Hoppe is running against Bill Tillotson, whom the Columbia Chamber of Commerce endorsed on Feb. 17.

Guevera said she sees Trapp as a genuine candidate who would support collective bargaining between the city and its workers following last week's forum.

"He said, 'I'm going to bring an open mind and I'm going to understand the issues,'" Guevara said.

Trapp, who is a counselor with Phoenix Programs, said his professional and personal background have prepared him to listen to the concerns of union workers. Trapp said he had been a member of the American Federation of State, County and Municipal Employees, a union representing public workers, and that his father was a union meat cutter and later a teamster.

"When you grow up in a union household, there's a level of cultural understanding you gain from that," Trapp said. He added that reforms such as the 40-hour work week were due to the efforts of organized labor.

Trapp said he is grateful for the contribution from local labor groups and that their support reflects the diversity of interests behind his campaign. Last week, Trapp reported earnings to the Missouri Ethics Commission of $2,250, with many of his contributions coming from college professors and other individual donors.

Bill Pauls and Mike Atkinson also are seeking the Second Ward council seat. Guevara said she was concerned by Pauls' position on government-funded pension plans. At the forum, Pauls, a retired soil scientist for the U.S. Department of Agriculture, said he thought his own state-funded pension plan was "too good."

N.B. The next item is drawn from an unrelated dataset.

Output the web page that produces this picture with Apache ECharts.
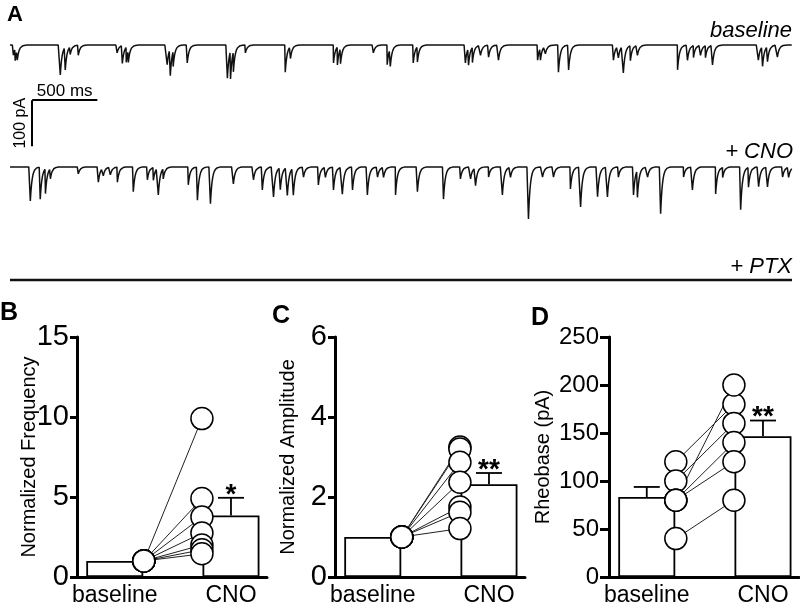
<!DOCTYPE html>
<html><head><meta charset="utf-8">
<script src="https://cdn.jsdelivr.net/npm/echarts@6/dist/echarts.min.js"></script>
<style>html,body{margin:0;padding:0;background:#fff}#c{width:800px;height:607px}</style>
</head><body><div id="c"></div>
<script>
// ================= DATA =================
// Panel A: sPSC events: [time (ms), amplitude (pA)]
const traceStart = 0, traceEnd = 6000; // ms
const baselineEvents = [
 [24,22],[38,26],[54,22],
 [384,65],[422,50],[460,17],[522,22],
 [820,17],[860,39],[890,33],[906,26],
 [1204,43],[1228,59],[1250,33],[1358,39],
 [1666,72],[1690,61],[1712,43],[1804,17],
 [2110,59],[2150,26],
 [2480,39],[2510,39],[2534,33],
 [2786,17],[2892,43],[2916,39],
 [3092,39],[3124,33],
 [3492,39],[3516,37],[3546,33],[3608,22],[3670,26],[3746,33],
 [4046,33],[4068,26],[4106,17],[4206,59],[4284,54],
 [4628,33],[4666,26],[4704,59],[4758,33],[4812,22],
 [5120,54],[5196,33],[5242,26],[5296,22],[5334,26],[5388,43],
 [5740,33],[5772,43],[5810,33],[5886,26]
];
const cnoEvents = [
 [154,74],[230,70],[270,54],[308,22],[522,15],[676,33],[714,17],[768,17],[822,33],[944,54],
 [1052,28],[1098,28],[1136,59],[1174,22],[1366,39],[1436,72],[1536,80],[1712,37],[1866,28],[1934,50],
 [2020,65],[2072,48],[2126,61],[2172,59],[2250,22],[2364,39],[2418,22],[2480,50],[2548,59],[2626,50],
 [2740,61],[2818,22],[2864,22],[2956,61],[3124,54],[3324,70],[3454,26],[3532,26],[3570,39],[3670,22],
 [3776,61],[3838,22],[3976,113],[4084,22],[4168,22],[4298,48],[4376,87],[4506,65],[4582,65],[4666,22],
 [4782,61],[4812,59],[4890,22],[4990,102],[5166,22],[5234,50],[5412,59],[5466,22],[5604,93],[5664,43],
 [5742,43],[5810,43],[5926,22],[5972,22]
];
const ptxEvents = [];
const traceLabels = ['baseline', '+ CNO', '+ PTX'];
const scaleBarTime = 500;    // ms
const scaleBarCurrent = 100; // pA

// Panels B-D
const conditions = ['baseline', 'CNO'];
const freqBaseline = [1, 1, 1, 1, 1, 1, 1];
const freqCNO      = [9.9, 4.9, 3.75, 2.75, 2.0, 1.7, 1.45];
const freqMean = [1, 3.85], freqUpper = [1, 4.95], freqStars = ['', '*'];
const ampBaseline = [1, 1, 1, 1, 1, 1, 1];
const ampCNO      = [3.25, 3.2, 2.87, 2.37, 1.75, 1.62, 1.21];
const ampMean = [1, 2.32], ampUpper = [1, 2.6], ampStars = ['', '**'];
const rheoBaseline = [120, 100, 80, 80, 80, 40];
const rheoCNO      = [180, 160, 200, 140, 120, 80];
const rheoMean = [83.3, 146.7], rheoUpper = [93.8, 163], rheoStars = ['', '**'];

// ================= LAYOUT =================
const FONT = '"Liberation Sans", Arial, Helvetica, sans-serif';
const offsets = [0, -265, -511]; // vertical placement of the three traces (pA units)
const scaleBarAt = [170, -120];
const X_BAR = [1, 3], X_PT = [1.5, 2.5];

function buildTrace(events, offset) {
  const pts = [];
  for (let t = traceStart; t <= traceEnd; t += 2) {
    let v = 0;
    for (const [te, a] of events) {
      const dt = t - te;
      if (dt < 0 || dt > 180) continue;
      v -= dt < 2 ? a * dt / 2 : a * Math.exp(-(dt - 2) / 14);
    }
    pts.push([t, offset + v]);
  }
  return pts;
}

const chart = echarts.init(document.getElementById('c'), null, {renderer: 'canvas'});

const panels = [
  {name: 'Normalized Frequency', base: freqBaseline, cno: freqCNO, mean: freqMean, upper: freqUpper, stars: freqStars,
   max: 15, interval: 5, left: 77, gap: 38, tickFont: 29, tickLen: 7},
  {name: 'Normalized Amplitude', base: ampBaseline, cno: ampCNO, mean: ampMean, upper: ampUpper, stars: ampStars,
   max: 6, interval: 2, left: 335, gap: 37, tickFont: 29, tickLen: 7},
  {name: 'Rheobase (pA)', base: rheoBaseline, cno: rheoCNO, mean: rheoMean, upper: rheoUpper, stars: rheoStars,
   max: 250, interval: 50, left: 609, gap: 56, tickFont: 24, tickLen: 9}
];

const grids = [{left: 10, top: 22, width: 782, height: 276}];
const xAxes = [{gridIndex: 0, type: 'value', min: 0, max: 6000, show: false}];
const yAxes = [{gridIndex: 0, type: 'value', min: -550, max: 50, show: false}];
const series = [];

[baselineEvents, cnoEvents, ptxEvents].forEach((ev, i) => {
  series.push({type: 'line', xAxisIndex: 0, yAxisIndex: 0, showSymbol: false, silent: true,
    data: buildTrace(ev, offsets[i]), lineStyle: {color: '#111', width: i === 2 ? 2.4 : 1.5}, z: 2});
});
series.push({type: 'lines', coordinateSystem: 'cartesian2d', xAxisIndex: 0, yAxisIndex: 0, z: 3,
  lineStyle: {color: '#000', width: 2, opacity: 1},
  label: {show: true, position: 'middle', distance: 0, color: '#000', fontFamily: FONT, fontSize: 17},
  data: [
    {coords: [scaleBarAt, [scaleBarAt[0] + scaleBarTime, scaleBarAt[1]]], label: {formatter: scaleBarTime + ' ms'}},
    {coords: [[scaleBarAt[0], scaleBarAt[1] - scaleBarCurrent], scaleBarAt],
     label: {formatter: scaleBarCurrent + ' pA', fontSize: 16, distance: 4}}
  ]});

panels.forEach((p, k) => {
  const gi = k + 1;
  grids.push({left: p.left, top: 337, width: 190, height: 240});
  xAxes.push({gridIndex: gi, type: 'value', min: 0.35, max: 3.62,
    axisLine: {show: true, onZero: false, lineStyle: {color: '#000', width: 3}},
    axisTick: {show: false}, splitLine: {show: false},
    axisLabel: {show: true, customValues: X_BAR, formatter: v => v < 2 ? conditions[0] : conditions[1],
      color: '#000', fontFamily: FONT, fontSize: 23, margin: 7}});
  yAxes.push({gridIndex: gi, type: 'value', min: 0, max: p.max, interval: p.interval,
    name: p.name, nameLocation: 'middle', nameRotate: 90, nameGap: p.gap, nameMoveOverlap: false,
    nameTextStyle: {color: '#000', fontFamily: FONT, fontSize: 20},
    axisLine: {show: true, onZero: false, lineStyle: {color: '#000', width: 3}},
    axisTick: {show: true, length: p.tickLen, lineStyle: {color: '#000', width: 3}},
    splitLine: {show: false},
    axisLabel: {color: '#000', fontFamily: FONT, fontSize: p.tickFont, margin: p.tickLen + 1}});
  series.push({type: 'bar', xAxisIndex: gi, yAxisIndex: gi, barWidth: 57, z: 1,
    data: p.mean.map((m, i) => [X_BAR[i], m]),
    itemStyle: {color: '#fff', borderColor: '#000', borderWidth: 1.8}});
  series.push({type: 'custom', xAxisIndex: gi, yAxisIndex: gi, z: 2,
    data: p.mean.map((m, i) => [X_BAR[i], m, p.upper[i]]),
    renderItem: (params, api) => {
      const x = api.value(0), m = api.value(1), u = api.value(2);
      const a = api.coord([x, m]), b = api.coord([x, u]);
      const st = {stroke: '#000', lineWidth: 1.8};
      const ch = [];
      if (u > m) {
        ch.push({type: 'line', shape: {x1: a[0], y1: a[1], x2: b[0], y2: b[1]}, style: st});
        ch.push({type: 'line', shape: {x1: b[0] - 13, y1: b[1], x2: b[0] + 13, y2: b[1]}, style: st});
      }
      const s = p.stars[params.dataIndex];
      if (s) ch.push({type: 'text', x: b[0], y: b[1] - 3,
        style: {text: s, font: 'bold 28px ' + FONT, textAlign: 'center', textVerticalAlign: 'middle', fill: '#000'}});
      return {type: 'group', children: ch};
    }});
  series.push({type: 'lines', coordinateSystem: 'cartesian2d', xAxisIndex: gi, yAxisIndex: gi, z: 3,
    lineStyle: {color: '#222', width: 1, opacity: 1},
    data: p.base.map((b, i) => ({coords: [[X_PT[0], b], [X_PT[1], p.cno[i]]]}))});
  series.push({type: 'scatter', xAxisIndex: gi, yAxisIndex: gi, z: 4, symbolSize: 22,
    itemStyle: {color: '#fff', borderColor: '#000', borderWidth: 1.5, opacity: 1},
    data: p.base.map(b => [X_PT[0], b]).concat(p.cno.map(c => [X_PT[1], c]))});
});

const letter = (t, l, tp, fs) => ({type: 'text', left: l, top: tp, style: {text: t, font: 'bold ' + fs + 'px ' + FONT, fill: '#000'}});
const tlabel = (t, r, tp) => ({type: 'text', right: r, top: tp, style: {text: t, font: 'italic 22px ' + FONT, fill: '#000'}});

chart.setOption({
  animation: false,
  backgroundColor: '#fff',
  grid: grids, xAxis: xAxes, yAxis: yAxes, series: series,
  graphic: [
    letter('A', 7, 4, 22), letter('B', 0, 301, 25), letter('C', 272, 304, 25), letter('D', 531, 306, 25),
    tlabel(traceLabels[0], 8, 20), tlabel(traceLabels[1], 7, 141), tlabel(traceLabels[2], 8, 256)
  ]
});
</script></body></html>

"My retirement pension's too good for the government to afford to pay me for the rest of my life," Pauls said at the forum.

Guevara said that raised a "red flag" for her as the city ponders what to do about a mounting gap in its own pension fund.

"If he doesn't think that he deserves a pension, how is he going to vote for a pension for the city workers?" Guevara said.

Unger said the group tried to pick candidates who would support working families in town, in spite of the recent economic hard times.

"Everyone understands that there's budget constraints," Unger said. "But there are issues that are affecting city workers and employees and we felt like (Hoppe and Trapp) would help solve some of those."

The deadline to register to vote for the April 3 election is Wednesday.